Data excerpts
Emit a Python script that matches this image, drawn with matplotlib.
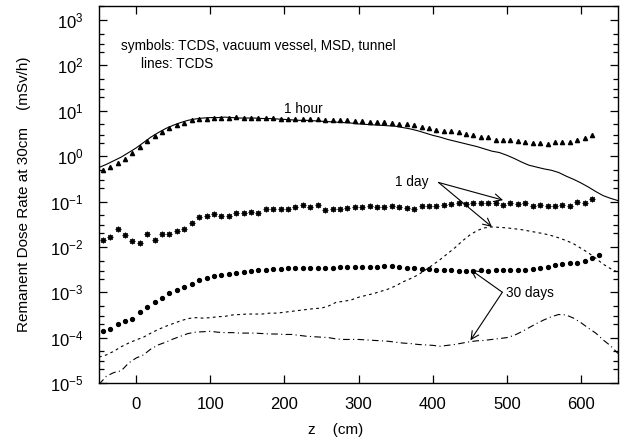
import numpy as np
import matplotlib
matplotlib.use("Agg")
import matplotlib.pyplot as plt
from matplotlib.ticker import LogLocator, NullLocator, FixedLocator

plt.rcParams['font.family'] = ['Liberation Sans', 'DejaVu Sans']
plt.rcParams['mathtext.fontset'] = 'custom'
plt.rcParams['mathtext.rm'] = 'Liberation Sans'

# ---- data (z in cm, values are log10 of dose rate in mSv/h) ----
z_sym = list(range(-45, 626, 10))

hour_sym_log = [-0.30, -0.23, -0.15, -0.06, 0.06, 0.20, 0.33, 0.44, 0.54, 0.62,
                0.69, 0.74, 0.79, 0.82, 0.83, 0.85, 0.85, 0.85, 0.86, 0.85,
                0.85, 0.84, 0.84, 0.84, 0.83, 0.83, 0.83, 0.82, 0.82, 0.81,
                0.80, 0.80, 0.79, 0.79, 0.78, 0.77, 0.76, 0.76, 0.75, 0.73,
                0.72, 0.70, 0.68, 0.64, 0.62, 0.58, 0.55, 0.55, 0.53, 0.48,
                0.46, 0.43, 0.42, 0.36, 0.35, 0.35, 0.33, 0.32, 0.30, 0.29,
                0.27, 0.31, 0.31, 0.31, 0.35, 0.40, 0.47, None]

day_sym_log = [-1.85, -1.78, -1.61, -1.73, -1.87, -1.92, -1.72, -1.85, -1.71, -1.71,
               -1.66, -1.61, -1.48, -1.35, -1.31, -1.28, -1.32, -1.32, -1.26, -1.25,
               -1.24, -1.25, -1.17, -1.17, -1.17, -1.16, -1.12, -1.08, -1.12, -1.07,
               -1.19, -1.17, -1.17, -1.14, -1.13, -1.12, -1.10, -1.13, -1.11, -1.10,
               -1.12, -1.14, -1.16, -1.10, -1.09, -1.10, -1.08, -1.05, -1.04, -1.05,
               -1.04, -1.03, -1.04, -1.04, -1.07, -1.04, -1.05, -1.04, -1.09, -1.08,
               -1.09, -1.09, -1.08, -1.09, -1.02, -1.03, -0.95, None]

month_sym_log = [-3.86, -3.81, -3.70, -3.64, -3.59, -3.44, -3.32, -3.22, -3.12, -3.02,
                 -2.96, -2.88, -2.81, -2.73, -2.68, -2.64, -2.62, -2.60, -2.58, -2.55,
                 -2.53, -2.51, -2.50, -2.49, -2.48, -2.47, -2.47, -2.46, -2.46, -2.46,
                 -2.46, -2.46, -2.44, -2.44, -2.44, -2.44, -2.44, -2.44, -2.43, -2.42,
                 -2.45, -2.46, -2.47, -2.49, -2.49, -2.50, -2.50, -2.52, -2.53, -2.53,
                 -2.53, -2.52, -2.53, -2.52, -2.52, -2.51, -2.50, -2.50, -2.48, -2.47,
                 -2.44, -2.40, -2.38, -2.36, -2.35, -2.31, -2.25, -2.17]

z_line = list(range(-50, 651, 10))

hour_line_log = [-0.25, -0.18, -0.10, -0.02, 0.08, 0.18, 0.30, 0.42, 0.52, 0.61,
                 0.68, 0.74, 0.79, 0.82, 0.84, 0.85, 0.85, 0.86, 0.85, 0.84,
                 0.84, 0.84, 0.83, 0.83, 0.82, 0.81, 0.80, 0.79, 0.79, 0.78,
                 0.77, 0.76, 0.75, 0.74, 0.73, 0.71, 0.70, 0.69, 0.68, 0.67,
                 0.66, 0.63, 0.60, 0.56, 0.51, 0.46, 0.42, 0.37, 0.33, 0.29,
                 0.25, 0.21, 0.16, 0.11, 0.08, 0.02, -0.05, -0.13, -0.20, -0.24,
                 -0.28, -0.31, -0.36, -0.44, -0.51, -0.59, -0.68, -0.78, -0.87, -0.93,
                 -0.98]

day_line_log = [-4.43, -4.38, -4.30, -4.20, -4.12, -4.05, -3.99, -3.90, -3.82, -3.75,
                -3.69, -3.63, -3.58, -3.56, -3.57, -3.56, -3.54, -3.53, -3.50, -3.49,
                -3.48, -3.48, -3.48, -3.46, -3.46, -3.44, -3.42, -3.40, -3.38, -3.36,
                -3.35, -3.30, -3.22, -3.20, -3.17, -3.11, -3.07, -3.03, -2.98, -2.93,
                -2.86, -2.77, -2.70, -2.62, -2.51, -2.40, -2.28, -2.15, -2.02, -1.87,
                -1.74, -1.64, -1.58, -1.56, -1.57, -1.58, -1.60, -1.62, -1.65, -1.68,
                -1.71, -1.75, -1.80, -1.86, -1.93, -2.03, -2.13, -2.25, -2.38, -2.48,
                -2.56]

month_line_log = [-5.03, -4.85, -4.77, -4.73, -4.56, -4.45, -4.38, -4.25, -4.16, -4.10,
                  -4.03, -3.97, -3.91, -3.88, -3.87, -3.86, -3.88, -3.89, -3.89, -3.90,
                  -3.90, -3.90, -3.91, -3.92, -3.92, -3.93, -3.93, -3.95, -3.97, -3.98,
                  -3.99, -4.00, -4.03, -4.04, -4.04, -4.04, -4.05, -4.06, -4.07, -4.08,
                  -4.10, -4.12, -4.13, -4.15, -4.16, -4.17, -4.19, -4.17, -4.15, -4.12,
                  -4.09, -4.07, -4.06, -4.04, -4.02, -4.00, -3.95, -3.87, -3.78, -3.69,
                  -3.61, -3.54, -3.49, -3.50, -3.57, -3.67, -3.79, -3.90, -4.05, -4.18,
                  -4.35]

x_ticks = [0, 100, 200, 300, 400, 500, 600]


def to_val(logs):
    return np.array([np.nan if v is None else 10.0 ** v for v in logs])


W, H = 626, 443
fig = plt.figure(figsize=(W / 100, H / 100), dpi=100)
ax = fig.add_axes([99 / W, 1 - 383 / H, (618 - 99) / W, (383 - 6) / H])

ax.set_yscale('log')
ax.set_xlim(-50, 650)
ax.set_ylim(1e-5, 10 ** 3.31)

k = 'black'
# lines (TCDS)
ax.plot(z_line, to_val(hour_line_log), color=k, lw=0.8)
ax.plot(z_line, to_val(day_line_log), color=k, lw=0.8, ls=(0, (2.5, 3)))
ax.plot(z_line, to_val(month_line_log), color=k, lw=0.8, ls=(0, (6, 3, 1, 3)))

# symbols
ax.plot(z_sym, to_val(hour_sym_log), ls='none', marker='^', ms=3.0, color=k)
ax.plot(z_sym, to_val(day_sym_log), ls='none', marker='s', ms=3.0, mfc='none',
        mec=k, mew=0.5)
ax.plot(z_sym, to_val(day_sym_log), ls='none', marker='+', ms=4.0, color=k, mew=0.9)
ax.plot(z_sym, to_val(day_sym_log), ls='none', marker='x', ms=3.0, color=k, mew=0.9)
ax.plot(z_sym, to_val(month_sym_log), ls='none', marker='o', ms=2.8, color=k)

# ticks
ax.xaxis.set_major_locator(FixedLocator(x_ticks))
ax.xaxis.set_minor_locator(NullLocator())
ax.yaxis.set_major_locator(LogLocator(base=10, numticks=20))
ax.yaxis.set_minor_locator(LogLocator(base=10, subs=(2, 3, 5), numticks=20))
ax.tick_params(which='both', direction='in', top=True, right=True, width=0.9)
ax.tick_params(which='major', length=6, labelsize=12, pad=11)
ax.tick_params(which='minor', length=3.5)
ax.tick_params(axis='x', which='major', pad=10)
for s in ax.spines.values():
    s.set_linewidth(1.0)

# annotations
ax.text(-20, 10 ** 2.42, 'symbols: TCDS, vacuum vessel, MSD, tunnel', fontsize=9.8,
        va='center', ha='left')
ax.text(7, 10 ** 2.03, 'lines: TCDS', fontsize=9.8, va='center', ha='left')
ax.text(225, 10 ** 1.05, '1 hour', fontsize=9.8, va='center', ha='center')

arrow = dict(arrowstyle='->', color=k, lw=0.8, shrinkA=0, shrinkB=0,
             mutation_scale=14)
ax.text(395, 10 ** -0.56, '1 day', fontsize=9.8, va='center', ha='right')
ax.annotate('', xy=(495, 10 ** -0.97), xytext=(408, 10 ** -0.58), arrowprops=arrow)
ax.annotate('', xy=(480, 10 ** -1.56), xytext=(408, 10 ** -0.58), arrowprops=arrow)
ax.text(499, 10 ** -3.02, '30 days', fontsize=9.8, va='center', ha='left')
ax.annotate('', xy=(451, 10 ** -2.50), xytext=(494, 10 ** -3.0), arrowprops=arrow)
ax.annotate('', xy=(451, 10 ** -4.06), xytext=(494, 10 ** -3.0), arrowprops=arrow)

ax.set_ylabel('Remanent Dose Rate at 30cm    (mSv/h)', fontsize=11, labelpad=14)
fig.text(336 / W, 1 - 430 / H, 'z    (cm)', fontsize=11, ha='center', va='center')

fig.savefig('out.png', dpi=100)
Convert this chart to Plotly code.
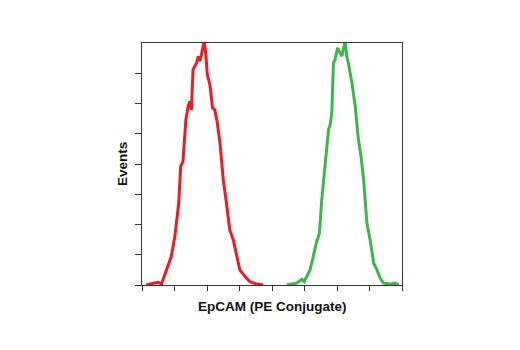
import plotly.graph_objects as go

# Red histogram (unstained / control)
red_x = [0.13, 0.49, 0.60, 0.75, 0.90, 1.01, 1.13, 1.19, 1.26, 1.35, 1.42, 1.47, 1.52, 1.57,
         1.68, 1.73, 1.78, 1.83, 1.88, 1.91, 1.96, 2.01, 2.09, 2.17, 2.24, 2.31, 2.40, 2.50,
         2.60, 2.70, 2.81, 2.91, 3.01, 3.17, 3.32, 3.53, 3.73]
red_y = [0.0, 0.09, 0.03, 0.50, 0.94, 1.60, 2.70, 3.92, 4.08, 5.46, 5.91, 6.07, 5.79, 7.12,
         7.34, 7.56, 7.40, 7.62, 7.84, 8.05, 7.67, 6.95, 6.62, 5.85, 5.79, 5.41, 4.69, 3.48,
         2.70, 1.82, 1.49, 0.94, 0.50, 0.28, 0.11, 0.03, 0.0]

# Green histogram (EpCAM PE conjugate)
green_x = [4.45, 4.76, 4.92, 4.99, 5.07, 5.17, 5.27, 5.36, 5.46, 5.53, 5.63, 5.74, 5.79, 5.84,
           5.89, 5.94, 6.02, 6.08, 6.15, 6.20, 6.25, 6.30, 6.35, 6.46, 6.56, 6.66, 6.74, 6.82,
           6.92, 7.02, 7.13, 7.23, 7.33, 7.43, 7.64, 7.79, 7.90]
green_y = [0.0, 0.06, 0.19, 0.11, 0.28, 0.50, 0.94, 1.38, 1.71, 2.81, 3.92, 5.13, 5.30, 5.68,
           7.34, 7.45, 7.84, 7.73, 7.56, 7.84, 8.05, 7.56, 7.34, 6.68, 5.91, 4.80, 4.25, 3.48,
           2.04, 1.49, 0.72, 0.50, 0.22, 0.06, 0.03, 0.06, 0.0]

x_ticks = [0, 1, 2, 3, 4, 5, 6, 7, 8]
y_ticks = [0, 1, 2, 3, 4, 5, 6, 7]

title_font = "Arial, Liberation Sans, sans-serif"

fig = go.Figure()
fig.add_trace(go.Scatter(x=red_x, y=red_y, mode="lines",
                         line=dict(color="#ec1c24", width=3), hoverinfo="skip"))
fig.add_trace(go.Scatter(x=green_x, y=green_y, mode="lines",
                         line=dict(color="#3db54a", width=3), hoverinfo="skip"))

fig.update_layout(
    width=520, height=350,
    margin=dict(l=142, r=118, t=43, b=65),
    paper_bgcolor="white", plot_bgcolor="white",
    showlegend=False,
    font=dict(family="Arial, Liberation Sans, sans-serif", color="#111"),
    xaxis=dict(range=[0, 8], tickvals=x_ticks, showticklabels=False, ticks="outside",
               ticklen=5, tickwidth=1, tickcolor="#333", showgrid=False, zeroline=False,
               showline=True, linecolor="#333", linewidth=1, mirror=True),
    yaxis=dict(range=[0, 8], tickvals=y_ticks, showticklabels=False, ticks="outside",
               ticklen=6, tickwidth=1, tickcolor="#333", showgrid=False, zeroline=False,
               showline=True, linecolor="#333", linewidth=1, mirror=True),
    annotations=[
        dict(text="<b>EpCAM (PE Conjugate)</b>", xref="paper", yref="paper",
             x=0.5, y=0, yshift=-21, xanchor="center", yanchor="middle",
             showarrow=False, font=dict(size=13.5, color="#111", family=title_font)),
        dict(text="<b>Events</b>", xref="paper", yref="paper",
             x=0, y=0.5, xshift=-20, xanchor="center", yanchor="middle",
             textangle=-90, showarrow=False, font=dict(size=13.5, color="#111", family=title_font)),
    ],
)

fig.write_html("out.html")
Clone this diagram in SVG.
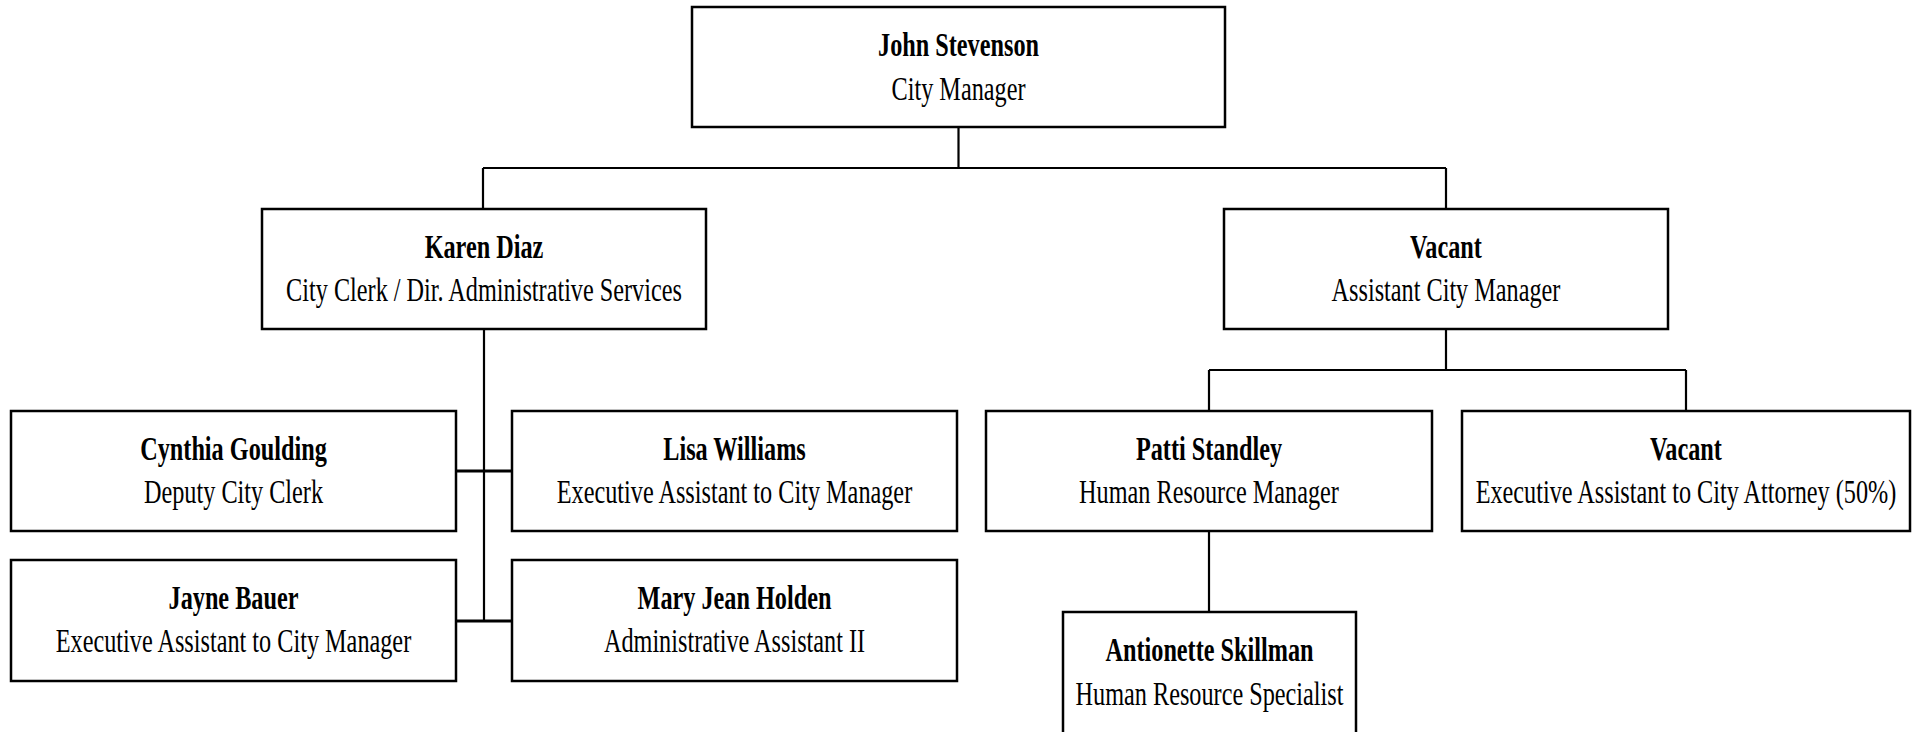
<svg xmlns="http://www.w3.org/2000/svg" width="1913" height="732" viewBox="0 0 1913 732">
<style>
.box{fill:#fff;stroke:#000;stroke-width:2.5}
.n{font-family:"Liberation Serif","Times New Roman",serif;font-size:33px;font-weight:bold;text-anchor:middle;fill:#000}
.t{font-family:"Liberation Serif","Times New Roman",serif;font-size:33px;text-anchor:middle;fill:#000}
.c{fill:none;stroke:#000;stroke-width:2.2}
</style>
<rect width="1913" height="732" fill="#fff"/>
<g id="connectors">
<path class="c" d="M958.5 127V168M483 168H1446M483 168V209M1446 168V209"/>
<path class="c" d="M484 329V622"/>
<path class="c" style="stroke-width:3" d="M456 471H512M456 621H512"/>
<path class="c" d="M1446 329V370M1209 370H1686M1209 370V411M1686 370V411"/>
<path class="c" d="M1209 531V612"/>
</g>
<g id="john">
<rect class="box" x="692" y="7" width="533" height="120"/>
<text class="n" transform="translate(958.5,56) scale(0.735,1)">John Stevenson</text>
<text class="t" transform="translate(958.5,100) scale(0.735,1)">City Manager</text>
</g>
<g id="karen">
<rect class="box" x="262" y="209" width="444" height="120"/>
<text class="n" transform="translate(484,258) scale(0.735,1)">Karen Diaz</text>
<text class="t" transform="translate(484,301) scale(0.735,1)">City Clerk / Dir. Administrative Services</text>
</g>
<g id="acm">
<rect class="box" x="1224" y="209" width="444" height="120"/>
<text class="n" transform="translate(1446,258) scale(0.735,1)">Vacant</text>
<text class="t" transform="translate(1446,301) scale(0.735,1)">Assistant City Manager</text>
</g>
<g id="cynthia">
<rect class="box" x="11" y="411" width="445" height="120"/>
<text class="n" transform="translate(233.5,460) scale(0.735,1)">Cynthia Goulding</text>
<text class="t" transform="translate(233.5,503) scale(0.735,1)">Deputy City Clerk</text>
</g>
<g id="lisa">
<rect class="box" x="512" y="411" width="445" height="120"/>
<text class="n" transform="translate(734.5,460) scale(0.735,1)">Lisa Williams</text>
<text class="t" transform="translate(734.5,503) scale(0.735,1)">Executive Assistant to City Manager</text>
</g>
<g id="jayne">
<rect class="box" x="11" y="560" width="445" height="121"/>
<text class="n" transform="translate(233.5,609) scale(0.735,1)">Jayne Bauer</text>
<text class="t" transform="translate(233.5,652) scale(0.735,1)">Executive Assistant to City Manager</text>
</g>
<g id="maryjean">
<rect class="box" x="512" y="560" width="445" height="121"/>
<text class="n" transform="translate(734.5,609) scale(0.735,1)">Mary Jean Holden</text>
<text class="t" transform="translate(734.5,652) scale(0.735,1)">Administrative Assistant II</text>
</g>
<g id="patti">
<rect class="box" x="986" y="411" width="446" height="120"/>
<text class="n" transform="translate(1209,460) scale(0.735,1)">Patti Standley</text>
<text class="t" transform="translate(1209,503) scale(0.735,1)">Human Resource Manager</text>
</g>
<g id="vacant-ea">
<rect class="box" x="1462" y="411" width="448" height="120"/>
<text class="n" transform="translate(1686,460) scale(0.735,1)">Vacant</text>
<text class="t" transform="translate(1686,503) scale(0.735,1)">Executive Assistant to City Attorney (50%)</text>
</g>
<g id="antionette">
<rect class="box" x="1063" y="612" width="293" height="130"/>
<text class="n" transform="translate(1209.5,661) scale(0.735,1)">Antionette Skillman</text>
<text class="t" transform="translate(1209.5,705) scale(0.735,1)">Human Resource Specialist</text>
</g>
</svg>
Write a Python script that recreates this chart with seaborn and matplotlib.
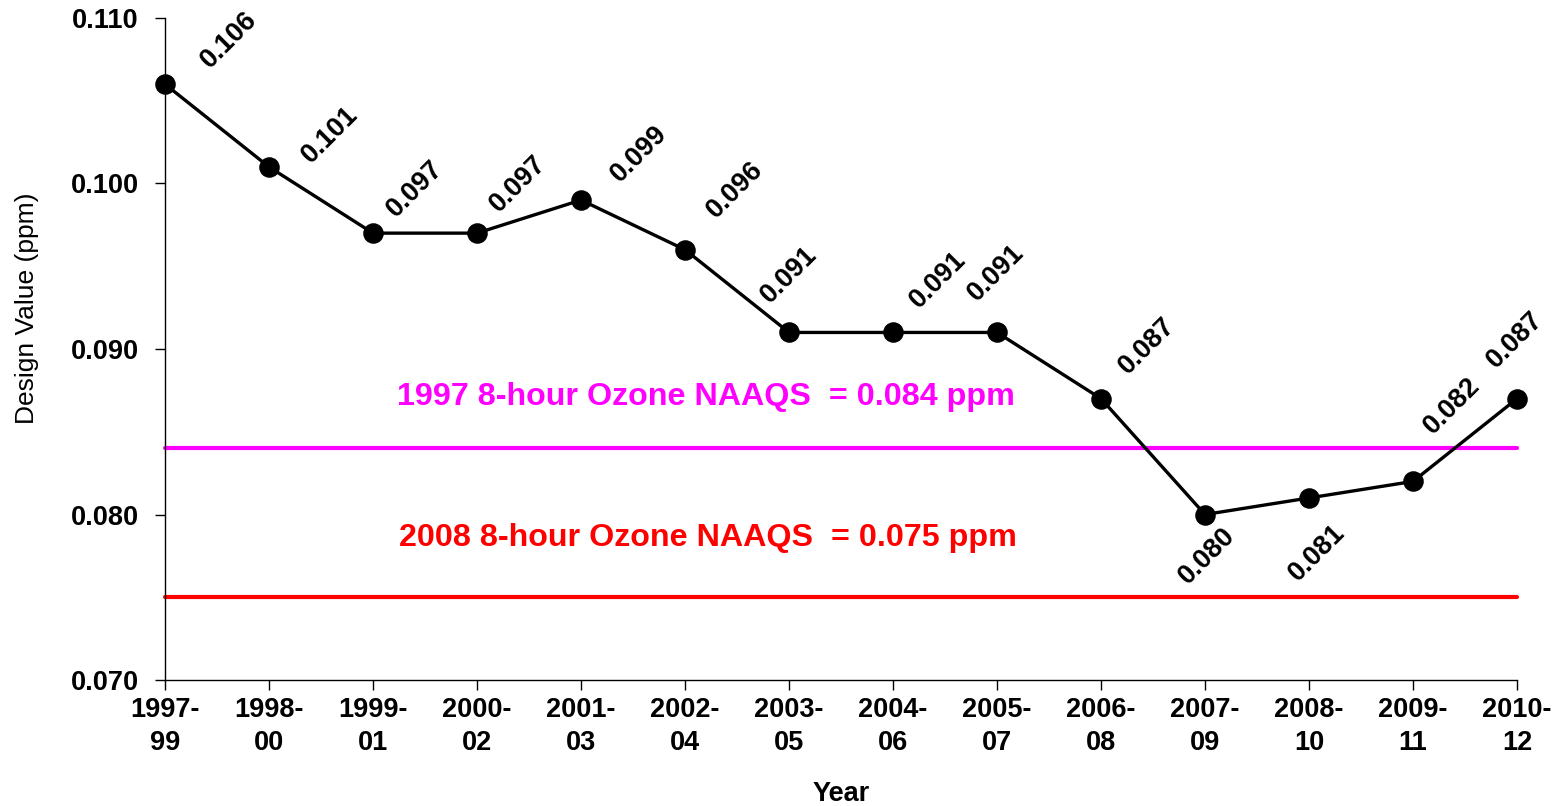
import matplotlib
matplotlib.use('Agg')
import matplotlib.pyplot as plt
import seaborn as sns
import pandas as pd

periods = ['1997-\n99', '1998-\n00', '1999-\n01', '2000-\n02', '2001-\n03', '2002-\n04', '2003-\n05',
           '2004-\n06', '2005-\n07', '2006-\n08', '2007-\n09', '2008-\n10', '2009-\n11', '2010-\n12']
design_values = [0.106, 0.101, 0.097, 0.097, 0.099, 0.096, 0.091,
                 0.091, 0.091, 0.087, 0.080, 0.081, 0.082, 0.087]
naaqs_1997 = 0.084
naaqs_2008 = 0.075

df = pd.DataFrame({'period': periods, 'value': design_values})

sns.set_style('ticks')
plt.rcParams['font.family'] = ['Liberation Sans', 'DejaVu Sans']
plt.rcParams['text.color'] = 'black'
plt.rcParams['xtick.color'] = 'black'
plt.rcParams['ytick.color'] = 'black'
plt.rcParams['axes.labelcolor'] = 'black'

fig = plt.figure(figsize=(15.67, 8.06), dpi=100)
ax = fig.add_axes([0.1053, 0.1563, 0.8628, 0.8214])

# standards lines
ax.axhline(naaqs_1997, color='#ff00ff', lw=3, zorder=1)
ax.axhline(naaqs_2008, color='#ff0000', lw=3, zorder=1)

sns.pointplot(data=df, x='period', y='value', color='black', markers='o',
              markersize=13, linewidth=2.4, errorbar=None, ax=ax, zorder=3)
for art in ax.lines + ax.collections:
    art.set_clip_on(False)

# label offsets in pixels (hand placed, like the original)
offs = [(64, -44), (61, -32), (42, -44), (41, -49), (58, -46), (50, -60), (0, -57),
        (45, -52), (-1, -59), (46, -53), (2, 41), (8, 55), (39, -75), (-2, -59)]
for i, (v, (dx, dy)) in enumerate(zip(design_values, offs)):
    ax.annotate(f'{v:.3f}', (i, v), xytext=(dx, -dy), textcoords='offset pixels',
                ha='center', va='center', rotation=45, fontsize=19.5, fontweight='bold')

ax.text(2.23, 0.0871, '1997 8-hour Ozone NAAQS  = 0.084 ppm', color='#ff00ff',
        fontsize=23.2, fontweight='bold', va='center', ha='left')
ax.text(2.25, 0.0786, '2008 8-hour Ozone NAAQS  = 0.075 ppm', color='#ff0000',
        fontsize=23.2, fontweight='bold', va='center', ha='left')

ax.set_xlim(0, len(periods) - 1)
ax.set_ylim(0.070, 0.110)
ax.set_yticks([0.070, 0.080, 0.090, 0.100, 0.110])
ax.set_yticklabels([f'{t:.3f}' for t in ax.get_yticks()])
ax.tick_params(axis='y', length=7, width=1, pad=12, labelsize=19.5)
ax.tick_params(axis='x', length=7, width=1, pad=5, labelsize=19.5)
for lab in ax.get_xticklabels() + ax.get_yticklabels():
    lab.set_fontweight('bold')
    lab.set_linespacing(1.35)

sns.despine(ax=ax)
for s in ['left', 'bottom']:
    ax.spines[s].set_linewidth(1)
    ax.spines[s].set_color('black')

ax.set_xlabel('Year', fontsize=19.5, fontweight='bold', labelpad=18)
ax.set_ylabel('Design Value (ppm)', fontsize=19)
ax.yaxis.set_label_coords(-0.093, 0.562)

fig.savefig('out.png', dpi=100)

Short problem
Begin with the line that contains "Write a Python" and end with the line that contains "import pandas as pd"; write out both and all lines between exactly, but no pictures.

Exercise output
Write a Python script that recreates this chart with seaborn and matplotlib.
import matplotlib
matplotlib.use('Agg')
import matplotlib.pyplot as plt
import seaborn as sns
import pandas as pd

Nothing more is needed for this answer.